Solution multiplicity and effects of data and eddy viscosity on Navier-Stokes solutions inferred by physics-informed neural networks

Abstract

Physics-informed neural networks (PINNs) have emerged as a new simulation paradigm for fluid flows and are especially effective for inverse and hybrid problems. However, vanilla PINNs often fail in forward problems, especially at high Reynolds (Re) number flows. Herein, we study systematically the classical lid-driven cavity flow at Re=2,000, 3,000 and 5,000. We observe that vanilla PINNs obtain two classes of solutions, one class that agrees with direct numerical simulations (DNS), and another that is an unstable solution to the Navier-Stokes equations and not physically realizable.
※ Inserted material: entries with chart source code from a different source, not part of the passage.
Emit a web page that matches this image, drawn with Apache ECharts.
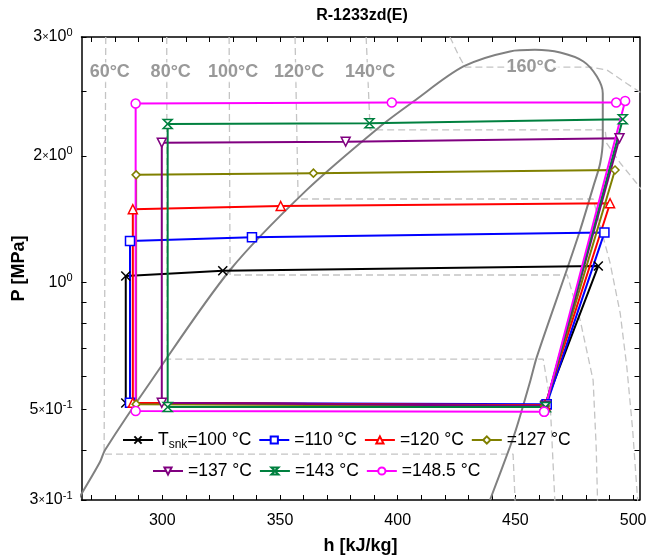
<!DOCTYPE html>
<html><head><meta charset="utf-8">
<script src="https://cdn.jsdelivr.net/npm/echarts@6/dist/echarts.min.js"></script>
<style>html,body{margin:0;padding:0;background:#fff}#c{width:663px;height:559px}</style>
</head><body><div id="c"></div>
<script>
// ---------- data ----------
const seriesNames = ['T_snk=100 °C', '=110 °C', '=120 °C', '=127 °C', '=137 °C', '=143 °C', '=148.5 °C'];
// cycle paths: evaporator outlet -> compressor outlet -> sat. liquid -> subcooled -> after valve -> evaporator outlet
const h100 = [462.6, 485.2, 325.7, 284.5, 284.5, 462.6];
const p100 = [0.512, 1.096, 1.068, 1.037, 0.518, 0.512];
const h110 = [463.3, 487.8, 338.1, 286.3, 286.3, 463.3];
const p110 = [0.515, 1.315, 1.282, 1.256, 0.519, 0.515];
const h120 = [462.6, 490.2, 350.3, 287.5, 287.5, 462.6];
const p120 = [0.512, 1.544, 1.521, 1.494, 0.519, 0.512];
const h127 = [462.6, 492.3, 364.2, 288.9, 288.9, 462.6];
const p127 = [0.510, 1.852, 1.820, 1.803, 0.515, 0.510];
const h137 = [462.8, 494.2, 377.9, 299.8, 299.8, 462.8];
const p137 = [0.510, 2.203, 2.162, 2.150, 0.519, 0.510];
const h143 = [462.8, 495.6, 388.0, 302.3, 302.3, 462.8];
const p143 = [0.507, 2.444, 2.391, 2.382, 0.507, 0.507];
const h148 = [462.2, 496.6, 492.8, 397.5, 288.7, 288.7, 462.2];
const p148 = [0.494, 2.700, 2.677, 2.677, 2.662, 0.496, 0.494];

// saturation dome
const domeH = [264.2, 265.8, 273.6, 275.7, 295.5, 328.8, 361.4, 392.5, 406.7, 427.9, 447.7, 458.3, 469.0, 478.9, 484.6, 487.1, 487.1, 486.0, 483.2, 477.5, 471.8, 459.1, 456.4, 450.6, 447.7, 439.2];
const domeP = [0.305, 0.316, 0.376, 0.401, 0.587, 1.072, 1.661, 2.348, 2.692, 3.26, 3.54, 3.57, 3.518, 3.35, 3.085, 2.818, 2.183, 1.921, 1.70, 1.334, 1.072, 0.667, 0.587, 0.455, 0.408, 0.305];

// isotherms [h, P]
const isoNames = ['60°C', '80°C', '100°C', '120°C', '140°C', '160°C'];
const iso60 = [[276.0, 3.83], [275.3, 0.392], [449.0, 0.392], [449.9, 0.30]];
const iso80 = [[301.9, 3.83], [302.1, 0.659], [461.8, 0.659], [464.7, 0.526], [466.8, 0.30]];
const iso100 = [[328.4, 3.83], [328.8, 1.043], [472.0, 1.043], [477.5, 0.815], [483.0, 0.587], [484.3, 0.408], [484.9, 0.30]];
const iso120 = [[356.4, 3.83], [357.7, 1.58], [483.0, 1.58], [490.2, 1.114], [494.5, 0.847], [497.3, 0.632], [499.8, 0.447], [502.0, 0.30]];
const iso140 = [[386.6, 3.83], [388.3, 2.305], [488.1, 2.305], [488.8, 2.142], [494.5, 1.924], [501.5, 1.722], [505.2, 1.615]];
const iso160 = [[422.2, 3.83], [425.8, 3.47], [428.6, 3.25], [481.7, 3.25], [488.8, 3.20], [497.3, 2.97], [502.7, 2.84], [507.3, 2.76]];

// axes
const xTickValues = [300, 350, 400, 450, 500];
const xTickMarks = [270, 280, 290, 300, 310, 320, 330, 340, 350, 360, 370, 380, 390, 400, 410, 420, 430, 440, 450, 460, 470, 480, 490, 500];
const yTickValues = [0.305, 0.5, 1, 2, 3.83];
const yTickMant = ['3', '5', '', '2', '3'];
const yTickExp = ['-1', '-1', '0', '0', '0'];
const yTickMarks = [0.305, 0.4, 0.5, 0.6, 0.7, 0.8, 0.9, 1, 2, 2.85, 3.83];

// ---------- chart ----------
const FONT = 'Liberation Sans, Arial, sans-serif';
const colors = ['#000000', '#0000ff', '#ff0000', '#808000', '#800080', '#00803f', '#ff00ff'];
const symbols = ['path://M0,0L10,10M10,0L0,10', 'rect', 'triangle', 'diamond', 'path://M0,0L10,0L5,10Z', 'path://M0,0L10,0L0,10L10,10Z', 'circle'];
const symSizes = [9, 9, 9, 8, 9, 9, 9];
const cycH = [h100, h110, h120, h127, h137, h143, h148];
const cycP = [p100, p110, p120, p127, p137, p143, p148];

const zip = (a, b) => a.map((v, i) => [v, b[i]]);
const series = [];
const isoAll = [iso60, iso80, iso100, iso120, iso140, iso160];
isoAll.forEach((d, i) => series.push({
  type: 'line', name: 'iso' + i, data: d, showSymbol: false, silent: true, z: 1,
  lineStyle: { color: '#c4c4c4', width: 1.3, type: [7, 4] }
}));
series.push({
  type: 'line', name: 'dome', data: zip(domeH, domeP), showSymbol: false, silent: true, z: 2, smooth: 0.3,
  lineStyle: { color: '#808080', width: 2 }
});
// isotherm labels
const labelData = isoAll.map((d, i) => {
  if (i < 5) return { name: isoNames[i], value: [d[0][0], 3.16] };
  return { name: isoNames[i], value: [(d[2][0] + d[3][0]) / 2, d[2][1]] };
});
series.push({
  type: 'scatter', name: 'isoLabels', data: labelData, symbolSize: 1, silent: true, z: 3,
  itemStyle: { color: 'rgba(0,0,0,0)' },
  label: { show: true, position: 'inside', offset: [4, 0], formatter: p => p.name, fontFamily: FONT,
    fontWeight: 'bold', fontSize: 18, color: '#808080', backgroundColor: '#fff', padding: [1, 2] }
});
seriesNames.forEach((n, i) => series.push({
  type: 'line', name: n, data: zip(cycH[i], cycP[i]), z: 5,
  symbol: symbols[i], symbolSize: symSizes[i], symbolKeepAspect: true, showAllSymbol: true,
  lineStyle: { color: colors[i], width: 2 },
  itemStyle: { color: i === 0 ? colors[i] : '#fff', borderColor: colors[i], borderWidth: 1.5 },
  emphasis: { disabled: true }
}));

const legendText = {
  fontFamily: FONT, fontSize: 17.5, color: '#000',
  rich: {
    t: { fontFamily: FONT, fontSize: 17.5, color: '#000' },
    s: { fontFamily: FONT, fontSize: 12, color: '#000', padding: [9, 0, 0, 0] }
  }
};
const legendFmt = n => n.startsWith('T_snk') ? '{t|T}{s|snk}{t|' + n.slice(5) + '}' : '{t|' + n + '}';

const yFmt = v => {
  let best = 0, bd = 1e9;
  yTickValues.forEach((t, i) => { const d = Math.abs(Math.log(v) - Math.log(t)); if (d < bd) { bd = d; best = i; } });
  const m = yTickMant[best], e = yTickExp[best];
  return (m ? '{n|' + m + '}{x|×}' : '') + '{n|10}{e|' + e + '}';
};
const yRich = {
  n: { fontFamily: FONT, fontSize: 16, color: '#000' },
  x: { fontFamily: FONT, fontSize: 11, color: '#000' },
  e: { fontFamily: FONT, fontSize: 11, color: '#000', padding: [0, 0, 9, 0] }
};

const axLine = { show: true, onZero: false, lineStyle: { color: '#000', width: 1.5 } };
const option = {
  animation: false,
  backgroundColor: '#fff',
  grid: { left: 81.5, right: 23.5, top: 37, bottom: 59, containLabel: false, outerBoundsMode: 'none' },
  graphic: [{ type: 'text', x: 362, y: 16, style: { text: 'R-1233zd(E)', textAlign: 'center', textVerticalAlign: 'middle', font: 'bold 16px ' + FONT, fill: '#000' } }],
  legend: [
    { data: seriesNames.slice(0, 4), left: 117, top: 426, itemWidth: 30, itemHeight: 9, itemGap: 7, textStyle: legendText, formatter: legendFmt, selectedMode: false },
    { data: seriesNames.slice(4), left: 147, top: 457, itemWidth: 30, itemHeight: 9, itemGap: 7, textStyle: legendText, formatter: legendFmt, selectedMode: false }
  ],
  xAxis: [
    { type: 'value', min: 265.7, max: 502.7, position: 'bottom', axisLine: axLine,
      axisTick: { show: true, inside: true, length: 5, customValues: xTickMarks, lineStyle: { color: '#000' } },
      axisLabel: { customValues: xTickValues, fontFamily: FONT, fontSize: 16, color: '#000', margin: 13 },
      splitLine: { show: false },
      name: 'h [kJ/kg]', nameLocation: 'middle', nameGap: 37, nameMoveOverlap: false,
      nameTextStyle: { fontFamily: FONT, fontWeight: 'bold', fontSize: 18, color: '#000' } },
    { type: 'value', min: 265.7, max: 502.7, position: 'top', axisLine: axLine,
      axisTick: { show: true, inside: true, length: 5, customValues: xTickMarks, lineStyle: { color: '#000' } },
      axisLabel: { show: false }, splitLine: { show: false } }
  ],
  yAxis: [
    { type: 'log', logBase: 10, min: 0.305, max: 3.83, position: 'left', axisLine: axLine,
      axisTick: { show: true, inside: true, length: 5, customValues: yTickMarks, lineStyle: { color: '#000' } },
      axisLabel: { customValues: yTickValues, formatter: yFmt, rich: yRich, margin: 9 },
      splitLine: { show: false }, minorTick: { show: false },
      name: 'P [MPa]', nameLocation: 'middle', nameGap: 53, nameRotate: 90, nameMoveOverlap: false,
      nameTextStyle: { fontFamily: FONT, fontWeight: 'bold', fontSize: 18, color: '#000' } },
    { type: 'log', logBase: 10, min: 0.305, max: 3.83, position: 'right', axisLine: axLine,
      axisTick: { show: true, inside: true, length: 5, customValues: yTickMarks, lineStyle: { color: '#000' } },
      axisLabel: { show: false }, splitLine: { show: false } }
  ],
  series: series
};
const chart = echarts.init(document.getElementById('c'), null, { renderer: 'canvas' });
chart.setOption(option);
</script>
</body></html>
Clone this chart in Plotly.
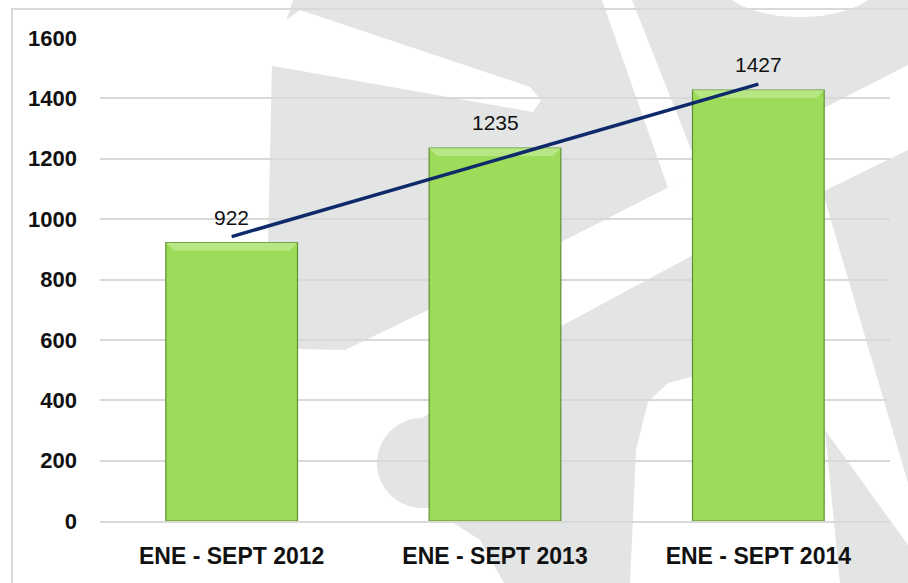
import numpy as np
import plotly.graph_objects as go

# ---------------- data ----------------
categories = ["ENE - SEPT 2012", "ENE - SEPT 2013", "ENE - SEPT 2014"]
values = [922, 1235, 1427]
y_tick_values = [0, 200, 400, 600, 800, 1000, 1200, 1400, 1600]

# ---------------- layout geometry ----------------
W, H = 908, 583
ML, MR, MT, MB = 100, 18, 38, 62
PW, PH = W - ML - MR, H - MT - MB

FONT = "Liberation Sans, Arial, sans-serif"
GREY = "#e3e4e4"


def px(x, y):
    return (x - ML) / PW, (H - MB - y) / PH


def path(pts):
    s = ""
    for i, (x, y) in enumerate(pts):
        a, b = px(x, y)
        s += ("M" if i == 0 else "L") + f"{a:.4f},{b:.4f} "
    return s + "Z"


def poly(pts, color):
    return dict(type="path", path=path(pts), xref="paper", yref="paper",
                fillcolor=color, line=dict(width=0), layer="below")


def ellipse(x0, y0, x1, y1, color):
    a0, b0 = px(x0, y1)
    a1, b1 = px(x1, y0)
    return dict(type="circle", x0=a0, y0=b0, x1=a1, y1=b1, xref="paper", yref="paper",
                fillcolor=color, line=dict(width=0), layer="below")


# decorative watermark (background logo)
shapes = [
    poly([(293, 0), (908, 0), (908, 65), (430, 309), (345, 350), (300, 349), (266, 340), (272, 63)], GREY),
    poly([(422, 418), (563, 325), (697, 253), (908, 150), (908, 583), (504, 583), (480, 540), (430, 508), (422, 508)], GREY),
    ellipse(377, 418, 467, 508, GREY),
    poly([(262, 38), (300, 10), (530, 87), (541, 100), (533, 112), (262, 64)], "white"),
    poly([(602, 0), (632, 0), (700, 172), (668, 188)], "white"),
    ellipse(715, -67, 885, 17, "white"),
    poly([(630, 583), (636, 450), (648, 402), (668, 383), (695, 376), (825, 200), (908, 483), (908, 583)], "white"),
    poly([(825, 430), (908, 545), (908, 583), (840, 583)], GREY),
    # frame
    dict(type="rect", xref="paper", yref="paper",
         x0=px(12, 0)[0], x1=px(930, 0)[0], y0=px(0, 600)[1], y1=px(0, 9)[1],
         line=dict(color="#d9d9d9", width=2), fillcolor="rgba(0,0,0,0)", layer="below"),
]

# ---------------- figure ----------------
idx = np.arange(len(values))
slope, intercept = np.polyfit(idx, values, 1)
trend = slope * idx + intercept

half = 0.25
bevel_h = 26
bevel_in = 0.03
bx, by = [], []
for i, v in zip(idx, values):
    bx += [i - half, i + half, i + half - bevel_in, i - half + bevel_in, i - half, None]
    by += [v, v, v - bevel_h, v - bevel_h, v, None]

fig = go.Figure()
fig.add_bar(x=idx, y=values, width=2 * half,
            marker=dict(color="#9ddb5a", line=dict(color="#5f9134", width=1.2)),
            hoverinfo="skip")
fig.add_scatter(x=bx, y=by, mode="lines", fill="toself", fillcolor="#b6e784",
                line=dict(width=0), hoverinfo="skip")
fig.add_scatter(x=[idx[0], idx[-1]], y=[trend[0], trend[-1]], mode="lines",
                line=dict(color="#0f2a6b", width=3.5), hoverinfo="skip")

annotations = [dict(x=i, y=v, text=str(v), showarrow=False, yanchor="bottom", yshift=12,
                    font=dict(family=FONT, size=21, color="#111111"))
               for i, v in zip(idx, values)]

fig.update_layout(
    width=W, height=H,
    margin=dict(l=ML, r=MR, t=MT, b=MB, autoexpand=False),
    paper_bgcolor="white",
    plot_bgcolor="rgba(0,0,0,0)",
    showlegend=False,
    shapes=shapes,
    annotations=annotations,
    xaxis=dict(range=[-0.5, 2.5], tickmode="array", tickvals=list(idx), ticktext=categories,
               showgrid=False, zeroline=False, showline=True, linecolor="#d9d9d9", linewidth=1.5,
               ticks="", ticklabelstandoff=14, automargin=False,
               tickfont=dict(family=FONT, size=23, color="#111111", weight="bold")),
    yaxis=dict(range=[0, 1600], tickmode="array", tickvals=y_tick_values,
               showgrid=True, gridcolor="#d9d9d9", gridwidth=1.5, zeroline=False,
               showline=False, ticks="", ticklabelstandoff=22, automargin=False,
               tickfont=dict(family=FONT, size=22, color="#111111", weight="bold")),
)

fig.write_html("out.html", config={"displayModeBar": False},
               post_script="document.body.style.margin='0px';")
We attribute this solution multiplicity to singularities and unbounded vorticity, and we propose regularization methods that restore a unique solution within 1\% difference from the DNS solution. In particular, we introduce a parameterized entropy-viscosity method as artificial eddy viscosity and identify suitable parameters that drive the PINNs solution towards the DNS solution. Furthermore, we solve the inverse problem by subsampling the DNS solution, and identify a new eddy viscosity distribution that leads to velocity and pressure fields almost identical to their DNS counterparts. Surprisingly, a single measurement at a random point suffices to obtain a unique PINNs DNS-like solution even without artificial viscosity, which suggests possible pathways in simulating high Reynolds number turbulent flows using vanilla PINNs.